When we think about the context of the appearance of the ark, we notice both a promise of wrath and of deliverance for the saints.  Our minds are drawn to Romans 1:17, “For the righteousness of God is revealed.”  The very next verse tells us that God reveals his wrath as well. We learn later in Romans that all this is revealed in Jesus Christ.  Theologically, then, we should expect Jesus Christ to enter the room at a call for judgment and vindication. He is the one who absorbs the wrath of God for the sake of his saints and who brings judgment and the wicked.

Of course, we need to defend this with more than theology.  We need to see that the ark functions in a similar way to Jesus Christ.  On the day of the atonement, the priest sprinkled the covering of the ark with blood.  God looked upon that cleansing blood and so was able to live dwell with his people.  It is likely that John draws on that imagery in 1 John 2, when he calls Jesus a propitiation.  This is the same word that the Septuagint (the Greek OT) uses for the mercy seat upon the ark.  Just as Israel found mercy in the temple, so we find mercy in the Christ.

The book of Hebrews doesn’t use ark imagery, but it does use temple imagery for Christ.  Hebrews tell us in Chapter 10:20, that Christ’s flesh is the veil.  The veil had a similar function to the mercy seat.  It was a covering for the people of God.

We could add to this the parallels between David bringing the ark into Jerusalem and the pregnant Mary visiting her cousin.  They can be found at the end of this article. These are used in the article I referenced to defend Mary being the ark.  However, they can be used just as easily for defending Christ as the ark.

All in all, I’m not sure how the appearance of the ark after an appeal to the justice of God, can be primarily about Mary. In the overall context of Revelation, the appearance of the ark is about the coming judgment on the harlot, the beast, and the dragon.

It should be noted, however, that there is a sense in which we can speak of the ark as Mary.  We need to remember that symbols in scripture are often multivalent.  It is not just the mercy seat that appears, but the ark of the covenant.  Various authors have argued that the ark is a mini-picture of the cosmos, with the mercy seat as the throne room of God and the cosmos as the box that is underneath it.  Since it is the ark of the covenant it can be understood as the new creation of God or the church of God.  Colossians 3 tells us that our lives are hidden in the risen Messiah.  The fact that the ark of the covenant is in heaven is a confirmation to us that we too are raised with him.

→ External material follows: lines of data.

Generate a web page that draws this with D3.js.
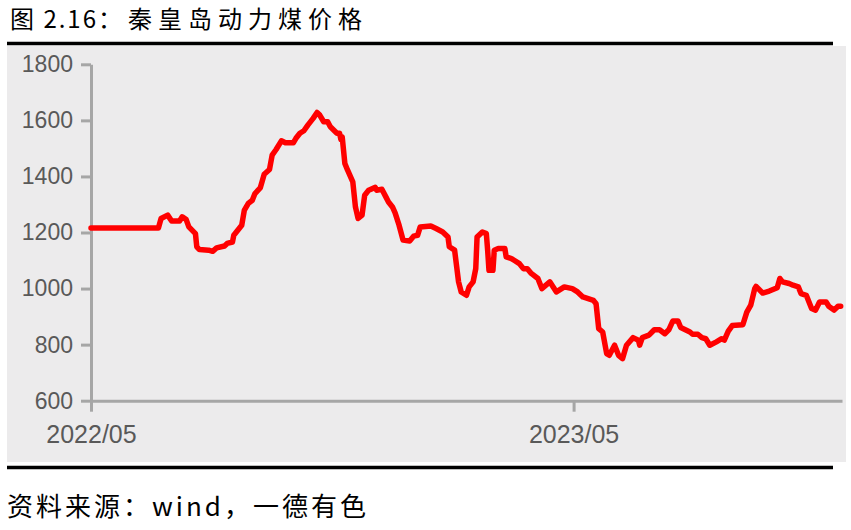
<!DOCTYPE html>
<html>
<head>
<meta charset="utf-8">
<script src="https://cdn.jsdelivr.net/npm/d3@7"></script>
<style>
  body { margin: 0; background: #fff; }
  svg { display: block; }
  .axis path, .axis line { stroke: #a6a6a6; stroke-width: 3; }
  .axis text { fill: #595959; font-family: "Liberation Sans", Arial, sans-serif; }
</style>
</head>
<body>
<div class="layout"></div>
<script>
var titleHead = "图 2.16";
var titleBody = "：秦皇岛动力煤价格";
var source = "资料来源：wind，一德有色";

var yTicks = [600, 800, 1000, 1200, 1400, 1600, 1800];
var xTicks = ["2022-05-01", "2023-05-01"];

// 秦皇岛动力煤价格 (元/吨)
var dates = [
  "2022-05-01","2022-06-21","2022-06-23","2022-06-28","2022-07-01","2022-07-07","2022-07-09","2022-07-12",
  "2022-07-14","2022-07-19","2022-07-20","2022-07-22","2022-07-29","2022-08-01","2022-08-04","2022-08-10",
  "2022-08-12","2022-08-16","2022-08-17","2022-08-20","2022-08-23","2022-08-25","2022-08-28","2022-08-31",
  "2022-09-02","2022-09-06","2022-09-09","2022-09-13","2022-09-15","2022-09-18","2022-09-22","2022-09-25",
  "2022-10-01","2022-10-03","2022-10-06","2022-10-09","2022-10-12","2022-10-16","2022-10-19","2022-10-21",
  "2022-10-24","2022-10-27","2022-10-29","2022-11-03","2022-11-05","2022-11-06","2022-11-07","2022-11-09",
  "2022-11-11","2022-11-15","2022-11-17","2022-11-19","2022-11-22","2022-11-24","2022-11-27","2022-12-02",
  "2022-12-03","2022-12-07","2022-12-10","2022-12-12","2022-12-15","2022-12-17","2022-12-20","2022-12-23",
  "2022-12-28","2022-12-31","2023-01-03","2023-01-05","2023-01-13","2023-01-17","2023-01-22","2023-01-26",
  "2023-01-27","2023-01-31","2023-02-03","2023-02-05","2023-02-09","2023-02-11","2023-02-14","2023-02-16",
  "2023-02-17","2023-02-21","2023-02-24","2023-02-25","2023-02-26","2023-03-01","2023-03-02","2023-03-05",
  "2023-03-10","2023-03-11","2023-03-15","2023-03-17","2023-03-21","2023-03-24","2023-03-27","2023-03-30",
  "2023-04-04","2023-04-07","2023-04-13","2023-04-18","2023-04-24","2023-04-30","2023-05-04","2023-05-08",
  "2023-05-16","2023-05-18","2023-05-20","2023-05-23","2023-05-26","2023-05-28","2023-06-01","2023-06-04",
  "2023-06-07","2023-06-10","2023-06-15","2023-06-19","2023-06-20","2023-06-22","2023-06-27","2023-07-01",
  "2023-07-05","2023-07-09","2023-07-12","2023-07-15","2023-07-19","2023-07-21","2023-07-28","2023-07-30",
  "2023-08-03","2023-08-06","2023-08-09","2023-08-12","2023-08-17","2023-08-21","2023-08-23","2023-08-26",
  "2023-08-29","2023-09-06","2023-09-09","2023-09-12","2023-09-15","2023-09-16","2023-09-21","2023-09-26",
  "2023-10-02","2023-10-04","2023-10-06","2023-10-11","2023-10-14","2023-10-18","2023-10-20","2023-10-24",
  "2023-10-28","2023-10-31","2023-11-03","2023-11-08","2023-11-10","2023-11-14","2023-11-17","2023-11-19"
];
var prices = [
  1216,1216,1250,1262,1241,1241,1256,1246,
  1220,1196,1149,1139,1137,1133,1145,1152,
  1161,1166,1190,1208,1226,1280,1304,1315,
  1339,1359,1408,1425,1476,1496,1527,1520,
  1520,1536,1554,1563,1583,1607,1628,1619,
  1595,1595,1577,1554,1554,1532,1541,1446,
  1423,1381,1291,1250,1262,1333,1351,1361,
  1351,1354,1327,1309,1291,1270,1226,1173,
  1170,1187,1190,1220,1223,1214,1202,1184,
  1149,1137,1024,988,976,1006,1024,1071,
  1184,1202,1196,1137,1065,1065,1137,1143,
  1143,1113,1107,1101,1089,1071,1071,1054,
  1036,1000,1024,988,1006,1000,988,970,
  958,946,857,845,768,762,798,762,
  750,798,825,816,798,825,834,853,
  853,839,853,884,884,861,845,837,
  837,825,821,798,810,821,816,848,
  868,871,916,941,1000,1008,984,991,
  1003,1036,1024,1018,1012,1006,982,976,
  929,923,952,952,937,923,937,937
];

var W = 851, H = 530;
var margin = {left: 91, top: 64.3, right: 9, bottom: 129.3};
var width = W - margin.left - margin.right,
    height = H - margin.top - margin.bottom;

var parseDate = d3.timeParse("%Y-%m-%d");
var data = dates.map(function(d, i) { return {date: parseDate(d), close: prices[i]}; });

var svg = d3.select(".layout").append("svg")
    .attr("width", W)
    .attr("height", H);

// gray plot panel and the two black rules
svg.append("rect")
    .attr("x", 7).attr("y", 46)
    .attr("width", 839).attr("height", 416)
    .attr("fill", "#ecebec");
svg.append("line")
    .attr("x1", 7).attr("x2", 833).attr("y1", 43.5).attr("y2", 43.5)
    .attr("stroke", "#000").attr("stroke-width", 3.5);
svg.append("line")
    .attr("x1", 7).attr("x2", 833).attr("y1", 467.5).attr("y2", 467.5)
    .attr("stroke", "#000").attr("stroke-width", 3.5);

var titleText = svg.append("text")
    .attr("x", 10).attr("y", 28)
    .style("font-family", "'Noto Sans CJK SC', sans-serif")
    .style("font-size", "24px")
    .attr("fill", "#000");
titleText.append("tspan").style("letter-spacing", "2px").text(titleHead);
titleText.append("tspan").style("letter-spacing", "6px").text(titleBody);

svg.append("text")
    .attr("x", 7).attr("y", 516)
    .style("font-family", "'Noto Sans CJK SC', sans-serif")
    .style("font-size", "26px")
    .style("letter-spacing", "3px")
    .attr("fill", "#000")
    .text(source);

var x = d3.scaleTime()
    .domain([parseDate("2022-05-01"), parseDate("2023-11-20")])
    .range([0, width]);
var y = d3.scaleLinear()
    .domain([600, 1800])
    .range([height, 0]);

var g = svg.append("g")
    .attr("transform", "translate(" + margin.left + "," + margin.top + ")");

var xAxis = d3.axisBottom(x)
    .tickValues(xTicks.map(parseDate))
    .tickFormat(d3.timeFormat("%Y/%m"))
    .tickSize(11)
    .tickSizeOuter(0)
    .tickPadding(14);
var yAxis = d3.axisLeft(y)
    .tickValues(yTicks)
    .tickFormat(d3.format("d"))
    .tickSize(10)
    .tickSizeOuter(0)
    .tickPadding(8);

g.append("g")
    .attr("class", "y axis")
    .call(yAxis)
    .selectAll("text").style("font-size", "23px");

g.append("g")
    .attr("class", "x axis")
    .attr("transform", "translate(0," + height + ")")
    .call(xAxis)
    .selectAll("text").style("font-size", "25px");

var line = d3.line()
    .x(function(d) { return x(d.date); })
    .y(function(d) { return y(d.close); });

g.append("path")
    .datum(data)
    .attr("fill", "none")
    .attr("stroke", "#ff0000")
    .attr("stroke-width", 5.5)
    .attr("stroke-linejoin", "round")
    .attr("stroke-linecap", "round")
    .attr("d", line);
</script>
</body>
</html>
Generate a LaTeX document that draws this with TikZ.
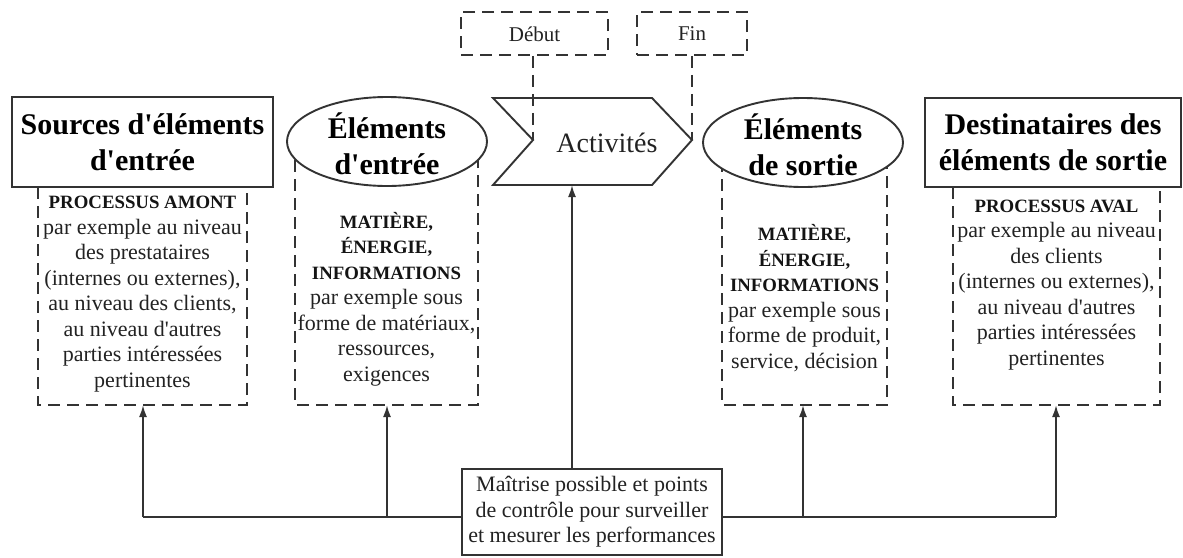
\documentclass[tikz,border=0pt]{standalone}
\usepackage{fontspec}
\setmainfont{Liberation Serif}
\usetikzlibrary{arrows.meta,shapes.geometric}
\definecolor{linec}{HTML}{333333}
\definecolor{textc}{HTML}{222222}
\newcommand\ap{\textquotesingle}
\newcommand\capsline[1]{{\fontsize{18.8}{25.5}\selectfont\bfseries\color{black!92}#1}}
\tikzset{
  solidline/.style={draw=linec, line width=1.9pt},
  dashbox/.style={draw=linec, line width=1.9pt, dash pattern=on 12pt off 7pt},
  head/.style={font=\fontsize{30}{36}\selectfont\bfseries, align=center, text=black, inner sep=0pt},
  body/.style={font=\fontsize{22}{25.5}\selectfont, align=center, text=textc, inner sep=0pt},
  small/.style={font=\fontsize{21}{24}\selectfont, text=textc, inner sep=0pt},
  arr/.style={solidline, -{Latex[length=12pt,width=8pt]}},
}
\begin{document}
\begin{tikzpicture}[x=1pt,y=-1pt]
\useasboundingbox (0,0) rectangle (1183,557);

% dashed bodies (open at the top, hidden by the headers)
\draw[dashbox] (38,187) -- (38,405) -- (247,405) -- (247,187);
\draw[dashbox] (295,160) -- (295,405) -- (478,405) -- (478,160);
\draw[dashbox] (722,160) -- (722,405) -- (887,405) -- (887,160);
\draw[dashbox] (953,187) -- (953,405) -- (1160,405) -- (1160,187);

% header shapes
\node[solidline, fill=white, rectangle, minimum width=261pt, minimum height=90pt, inner sep=0pt] (srcbox) at (142.5,142) {};
\node[solidline, fill=white, ellipse, minimum width=200pt, minimum height=89pt, inner sep=0pt] (inell) at (387,141.5) {};
\node[solidline, fill=white, ellipse, minimum width=200pt, minimum height=89pt, inner sep=0pt] (outell) at (803,142.5) {};
\node[solidline, fill=white, rectangle, minimum width=256pt, minimum height=89pt, inner sep=0pt] (dstbox) at (1053,142.5) {};

% activity chevron
\draw[solidline, fill=white] (493,98) -- (652,98) -- (692,140) -- (652,185) -- (493,185) -- (533,140) -- cycle;
\coordinate (notch) at (533,140);
\coordinate (tip) at (692,140);
\coordinate (chevbot) at (572,185);
\node[font=\fontsize{28}{32}\selectfont, text=textc, inner sep=0pt] (act) at (607,143) {Activités};

% start / end markers
\node[dashbox, minimum width=147pt, minimum height=43pt, inner sep=0pt] (debut) at (534.5,33.5) {};
\node[small] (debuttxt) at (534.5,34) {Début};
\node[dashbox, minimum width=110pt, minimum height=43pt, inner sep=0pt] (fin) at (692,33.5) {};
\node[small] (fintxt) at (692,34) {Fin};
\draw[dashbox] (debut.south -| notch) -- (notch);
\draw[dashbox] (fin.south -| tip) -- (tip);

% header texts
\node[head] (srchead) at (142.5,142) {Sources d\ap éléments\\d\ap entrée};
\node[head] (inhead) at (387,144) {Éléments\\d\ap entrée};
\node[head] (outhead) at (803,145) {Éléments\\de sortie};
\node[head] (dsthead) at (1053,142) {Destinataires des\\éléments de sortie};

% body texts
\node[body] (srctxt) at (142.5,294) {\capsline{PROCESSUS AMONT}\\par exemple au niveau\\des prestataires\\(internes ou externes),\\au niveau des clients,\\au niveau d\ap autres\\parties intéressées\\pertinentes};
\node[body] (intxt) at (386.5,299) {\capsline{MATIÈRE,}\\\capsline{ÉNERGIE,}\\\capsline{INFORMATIONS}\\par exemple sous\\forme de matériaux,\\ressources,\\exigences};
\node[body] (outtxt) at (804.5,298) {\capsline{MATIÈRE,}\\\capsline{ÉNERGIE,}\\\capsline{INFORMATIONS}\\par exemple sous\\forme de produit,\\service, décision};
\node[body] (dsttxt) at (1056.5,285) {\capsline{PROCESSUS AVAL}\\par exemple au niveau\\des clients\\(internes ou externes),\\au niveau d\ap autres\\parties intéressées\\pertinentes};

% control box and its feedback lines
\node[solidline, fill=white, rectangle, minimum width=260pt, minimum height=86pt, inner sep=0pt] (ctrl) at (592,512) {};
\node[body] (ctrltxt) at (592,512) {Maîtrise possible et points\\de contrôle pour surveiller\\et mesurer les performances};

\coordinate (srcfoot) at (143,405);
\coordinate (infoot) at (387,405);
\coordinate (outfoot) at (803,405);
\coordinate (dstfoot) at (1056,405);
\coordinate (busy) at (0,517);

\draw[solidline] (ctrl.west |- busy) -- (srcfoot |- busy);
\draw[solidline] (ctrl.east |- busy) -- (dstfoot |- busy);
\draw[arr] (srcfoot |- busy) -- (srcfoot);
\draw[arr] (infoot |- busy) -- (infoot);
\draw[arr] (outfoot |- busy) -- (outfoot);
\draw[arr] (dstfoot |- busy) -- (dstfoot);
\draw[arr] (ctrl.north -| chevbot) -- (chevbot);
\end{tikzpicture}
\end{document}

In this sense then, Mary as a type of the church of Christ, is also, with all the other saints assumed into heaven with Christ.

What about the doctrine?

Let us grant for a moment that the ark might refer to Mary  in Revelation 11.  Would this provide proof for the doctrine of the assumption of Mary?  I don’t think so.  Symbols don’t work that way, particularly in the book of revelation.  The ark may symbolize Mary, but does that mean her flesh came to heaven? Perhaps we have a merely symbolic use of Mary.  The women, who we assume is Mary, never enters heaven in the following chapter.  What happened? This would suggest a symbolic use.

These stretchings of exegesis suggest that tradition has invented Mary, rather than honoring her as she is revealed in scripture.  As the Belgic confession says, they (The Roman church, but we could add the Greek church as well) dishonor the saints by giving them these strange honors.    Traditions that support such exegesis are worse than the autonomous protestant interpreter (at least you can argue with him).  They are worse because they demand that all Christians submit themselves to this irrational exegesis.